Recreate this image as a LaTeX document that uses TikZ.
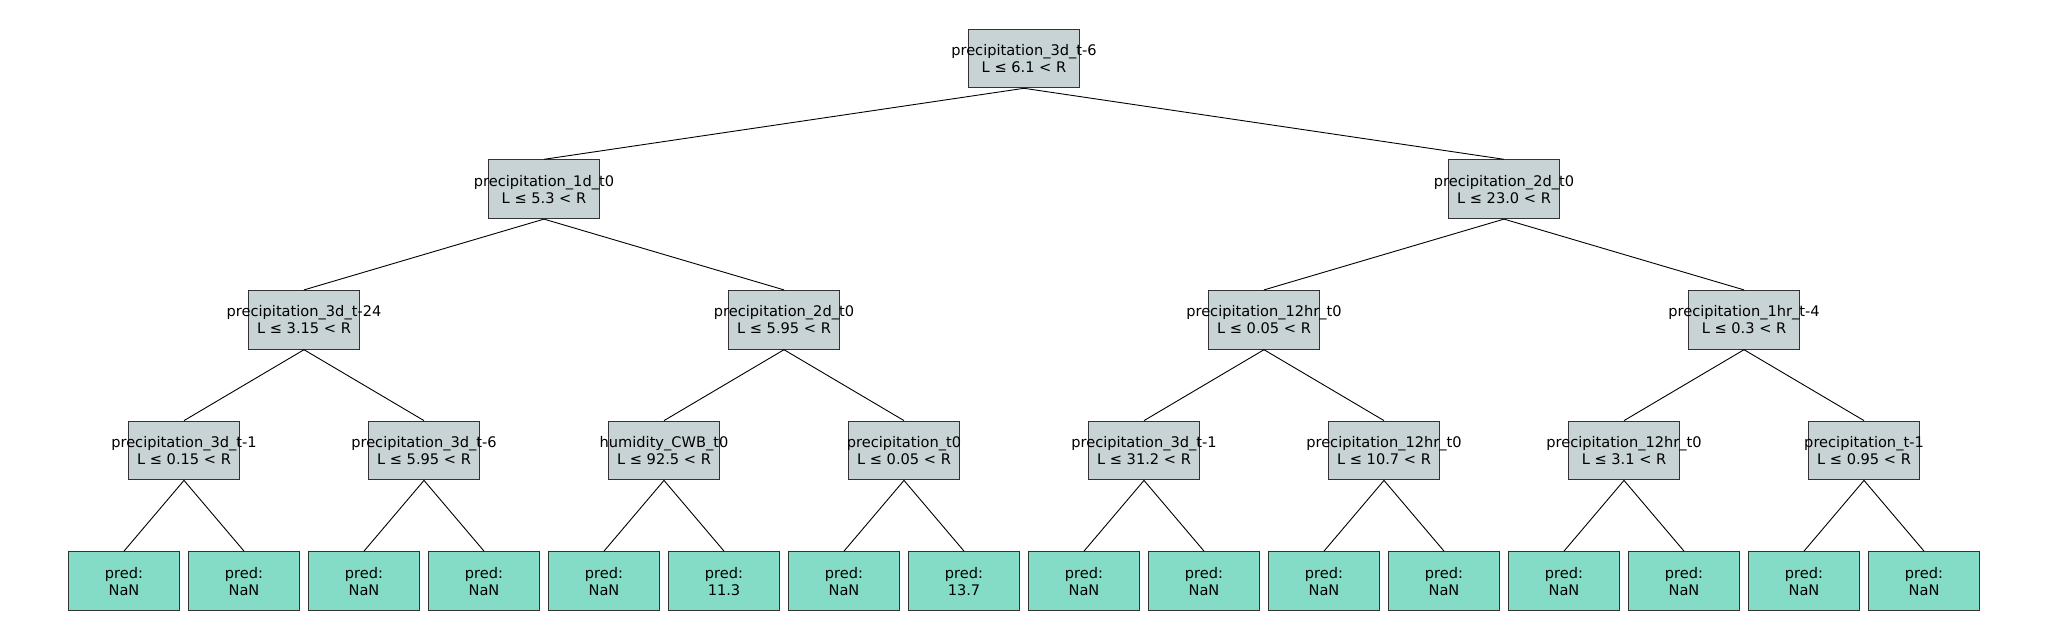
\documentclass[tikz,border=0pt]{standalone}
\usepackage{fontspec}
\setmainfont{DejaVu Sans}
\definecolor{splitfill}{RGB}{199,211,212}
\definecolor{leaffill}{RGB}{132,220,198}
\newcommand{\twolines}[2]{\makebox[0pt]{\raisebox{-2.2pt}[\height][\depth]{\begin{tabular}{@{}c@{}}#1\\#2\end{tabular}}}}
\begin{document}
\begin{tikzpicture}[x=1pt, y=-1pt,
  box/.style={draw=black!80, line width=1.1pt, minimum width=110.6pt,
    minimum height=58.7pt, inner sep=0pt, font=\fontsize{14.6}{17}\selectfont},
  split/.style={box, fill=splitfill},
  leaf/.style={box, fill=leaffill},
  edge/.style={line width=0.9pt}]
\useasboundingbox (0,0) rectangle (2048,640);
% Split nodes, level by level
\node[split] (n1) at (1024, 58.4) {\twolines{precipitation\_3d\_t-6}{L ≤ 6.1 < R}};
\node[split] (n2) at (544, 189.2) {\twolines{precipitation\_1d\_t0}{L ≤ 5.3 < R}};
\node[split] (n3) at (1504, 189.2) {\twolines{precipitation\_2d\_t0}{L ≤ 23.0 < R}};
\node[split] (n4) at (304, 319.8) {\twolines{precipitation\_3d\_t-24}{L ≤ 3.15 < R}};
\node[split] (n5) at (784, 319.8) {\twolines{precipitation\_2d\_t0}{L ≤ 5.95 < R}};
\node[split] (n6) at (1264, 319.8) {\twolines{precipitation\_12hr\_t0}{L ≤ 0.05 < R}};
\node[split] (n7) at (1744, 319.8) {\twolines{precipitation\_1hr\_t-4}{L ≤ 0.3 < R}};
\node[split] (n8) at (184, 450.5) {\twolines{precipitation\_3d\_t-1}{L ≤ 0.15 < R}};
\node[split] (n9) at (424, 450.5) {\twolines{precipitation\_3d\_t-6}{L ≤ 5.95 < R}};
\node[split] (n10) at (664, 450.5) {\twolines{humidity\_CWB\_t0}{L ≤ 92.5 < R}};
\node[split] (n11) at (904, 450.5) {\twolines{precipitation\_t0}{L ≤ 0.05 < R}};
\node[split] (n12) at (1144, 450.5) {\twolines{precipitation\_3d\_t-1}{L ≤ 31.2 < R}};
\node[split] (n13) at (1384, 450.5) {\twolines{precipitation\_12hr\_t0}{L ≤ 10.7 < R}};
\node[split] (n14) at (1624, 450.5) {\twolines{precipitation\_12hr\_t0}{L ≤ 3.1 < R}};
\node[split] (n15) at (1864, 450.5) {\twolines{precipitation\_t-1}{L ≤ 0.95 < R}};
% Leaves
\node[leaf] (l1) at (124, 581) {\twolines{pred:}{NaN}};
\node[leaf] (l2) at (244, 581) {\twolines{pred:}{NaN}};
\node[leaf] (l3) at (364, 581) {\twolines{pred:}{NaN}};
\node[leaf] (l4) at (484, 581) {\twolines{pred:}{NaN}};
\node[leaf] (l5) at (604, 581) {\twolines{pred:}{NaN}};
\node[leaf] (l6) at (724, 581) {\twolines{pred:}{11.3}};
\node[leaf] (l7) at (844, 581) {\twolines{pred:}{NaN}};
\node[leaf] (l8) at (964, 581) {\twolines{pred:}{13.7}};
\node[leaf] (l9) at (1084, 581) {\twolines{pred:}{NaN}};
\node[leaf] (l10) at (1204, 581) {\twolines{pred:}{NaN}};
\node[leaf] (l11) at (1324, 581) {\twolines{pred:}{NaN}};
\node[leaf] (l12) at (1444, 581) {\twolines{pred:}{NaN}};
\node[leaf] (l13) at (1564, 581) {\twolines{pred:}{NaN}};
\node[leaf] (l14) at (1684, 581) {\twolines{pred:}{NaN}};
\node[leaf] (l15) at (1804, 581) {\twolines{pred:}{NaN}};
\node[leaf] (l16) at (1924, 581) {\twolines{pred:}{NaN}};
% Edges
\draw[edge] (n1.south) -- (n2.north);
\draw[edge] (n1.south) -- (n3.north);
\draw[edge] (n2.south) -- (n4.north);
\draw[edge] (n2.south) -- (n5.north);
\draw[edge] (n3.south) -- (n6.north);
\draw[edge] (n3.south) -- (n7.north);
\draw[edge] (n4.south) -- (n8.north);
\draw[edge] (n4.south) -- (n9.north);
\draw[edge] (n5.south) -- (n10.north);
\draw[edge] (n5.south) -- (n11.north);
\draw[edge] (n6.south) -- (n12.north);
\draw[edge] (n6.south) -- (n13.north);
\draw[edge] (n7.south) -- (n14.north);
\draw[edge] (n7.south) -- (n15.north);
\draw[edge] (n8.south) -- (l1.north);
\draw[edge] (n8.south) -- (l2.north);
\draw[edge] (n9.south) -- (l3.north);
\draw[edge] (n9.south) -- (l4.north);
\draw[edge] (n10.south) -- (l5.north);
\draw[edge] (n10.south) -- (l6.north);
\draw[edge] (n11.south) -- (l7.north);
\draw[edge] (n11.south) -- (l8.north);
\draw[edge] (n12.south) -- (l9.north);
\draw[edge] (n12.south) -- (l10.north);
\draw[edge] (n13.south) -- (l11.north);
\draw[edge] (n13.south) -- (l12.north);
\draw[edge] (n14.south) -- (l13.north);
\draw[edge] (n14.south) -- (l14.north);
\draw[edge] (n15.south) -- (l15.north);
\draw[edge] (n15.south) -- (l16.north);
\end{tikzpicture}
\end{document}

• • •

**Brief**
The data above should be repeated exactly, minus any pictures.

**Expected output**
Recreate this image as a LaTeX document that uses TikZ.
\documentclass[tikz,border=0pt]{standalone}
\usepackage{fontspec}
\setmainfont{DejaVu Sans}
\definecolor{splitfill}{RGB}{199,211,212}
\definecolor{leaffill}{RGB}{132,220,198}
\newcommand{\twolines}[2]{\makebox[0pt]{\raisebox{-2.2pt}[\height][\depth]{\begin{tabular}{@{}c@{}}#1\\#2\end{tabular}}}}
\begin{document}
\begin{tikzpicture}[x=1pt, y=-1pt,
  box/.style={draw=black!80, line width=1.1pt, minimum width=110.6pt,
    minimum height=58.7pt, inner sep=0pt, font=\fontsize{14.6}{17}\selectfont},
  split/.style={box, fill=splitfill},
  leaf/.style={box, fill=leaffill},
  edge/.style={line width=0.9pt}]
\useasboundingbox (0,0) rectangle (2048,640);
% Split nodes, level by level
\node[split] (n1) at (1024, 58.4) {\twolines{precipitation\_3d\_t-6}{L ≤ 6.1 < R}};
\node[split] (n2) at (544, 189.2) {\twolines{precipitation\_1d\_t0}{L ≤ 5.3 < R}};
\node[split] (n3) at (1504, 189.2) {\twolines{precipitation\_2d\_t0}{L ≤ 23.0 < R}};
\node[split] (n4) at (304, 319.8) {\twolines{precipitation\_3d\_t-24}{L ≤ 3.15 < R}};
\node[split] (n5) at (784, 319.8) {\twolines{precipitation\_2d\_t0}{L ≤ 5.95 < R}};
\node[split] (n6) at (1264, 319.8) {\twolines{precipitation\_12hr\_t0}{L ≤ 0.05 < R}};
\node[split] (n7) at (1744, 319.8) {\twolines{precipitation\_1hr\_t-4}{L ≤ 0.3 < R}};
\node[split] (n8) at (184, 450.5) {\twolines{precipitation\_3d\_t-1}{L ≤ 0.15 < R}};
\node[split] (n9) at (424, 450.5) {\twolines{precipitation\_3d\_t-6}{L ≤ 5.95 < R}};
\node[split] (n10) at (664, 450.5) {\twolines{humidity\_CWB\_t0}{L ≤ 92.5 < R}};
\node[split] (n11) at (904, 450.5) {\twolines{precipitation\_t0}{L ≤ 0.05 < R}};
\node[split] (n12) at (1144, 450.5) {\twolines{precipitation\_3d\_t-1}{L ≤ 31.2 < R}};
\node[split] (n13) at (1384, 450.5) {\twolines{precipitation\_12hr\_t0}{L ≤ 10.7 < R}};
\node[split] (n14) at (1624, 450.5) {\twolines{precipitation\_12hr\_t0}{L ≤ 3.1 < R}};
\node[split] (n15) at (1864, 450.5) {\twolines{precipitation\_t-1}{L ≤ 0.95 < R}};
% Leaves
\node[leaf] (l1) at (124, 581) {\twolines{pred:}{NaN}};
\node[leaf] (l2) at (244, 581) {\twolines{pred:}{NaN}};
\node[leaf] (l3) at (364, 581) {\twolines{pred:}{NaN}};
\node[leaf] (l4) at (484, 581) {\twolines{pred:}{NaN}};
\node[leaf] (l5) at (604, 581) {\twolines{pred:}{NaN}};
\node[leaf] (l6) at (724, 581) {\twolines{pred:}{11.3}};
\node[leaf] (l7) at (844, 581) {\twolines{pred:}{NaN}};
\node[leaf] (l8) at (964, 581) {\twolines{pred:}{13.7}};
\node[leaf] (l9) at (1084, 581) {\twolines{pred:}{NaN}};
\node[leaf] (l10) at (1204, 581) {\twolines{pred:}{NaN}};
\node[leaf] (l11) at (1324, 581) {\twolines{pred:}{NaN}};
\node[leaf] (l12) at (1444, 581) {\twolines{pred:}{NaN}};
\node[leaf] (l13) at (1564, 581) {\twolines{pred:}{NaN}};
\node[leaf] (l14) at (1684, 581) {\twolines{pred:}{NaN}};
\node[leaf] (l15) at (1804, 581) {\twolines{pred:}{NaN}};
\node[leaf] (l16) at (1924, 581) {\twolines{pred:}{NaN}};
% Edges
\draw[edge] (n1.south) -- (n2.north);
\draw[edge] (n1.south) -- (n3.north);
\draw[edge] (n2.south) -- (n4.north);
\draw[edge] (n2.south) -- (n5.north);
\draw[edge] (n3.south) -- (n6.north);
\draw[edge] (n3.south) -- (n7.north);
\draw[edge] (n4.south) -- (n8.north);
\draw[edge] (n4.south) -- (n9.north);
\draw[edge] (n5.south) -- (n10.north);
\draw[edge] (n5.south) -- (n11.north);
\draw[edge] (n6.south) -- (n12.north);
\draw[edge] (n6.south) -- (n13.north);
\draw[edge] (n7.south) -- (n14.north);
\draw[edge] (n7.south) -- (n15.north);
\draw[edge] (n8.south) -- (l1.north);
\draw[edge] (n8.south) -- (l2.north);
\draw[edge] (n9.south) -- (l3.north);
\draw[edge] (n9.south) -- (l4.north);
\draw[edge] (n10.south) -- (l5.north);
\draw[edge] (n10.south) -- (l6.north);
\draw[edge] (n11.south) -- (l7.north);
\draw[edge] (n11.south) -- (l8.north);
\draw[edge] (n12.south) -- (l9.north);
\draw[edge] (n12.south) -- (l10.north);
\draw[edge] (n13.south) -- (l11.north);
\draw[edge] (n13.south) -- (l12.north);
\draw[edge] (n14.south) -- (l13.north);
\draw[edge] (n14.south) -- (l14.north);
\draw[edge] (n15.south) -- (l15.north);
\draw[edge] (n15.south) -- (l16.north);
\end{tikzpicture}
\end{document}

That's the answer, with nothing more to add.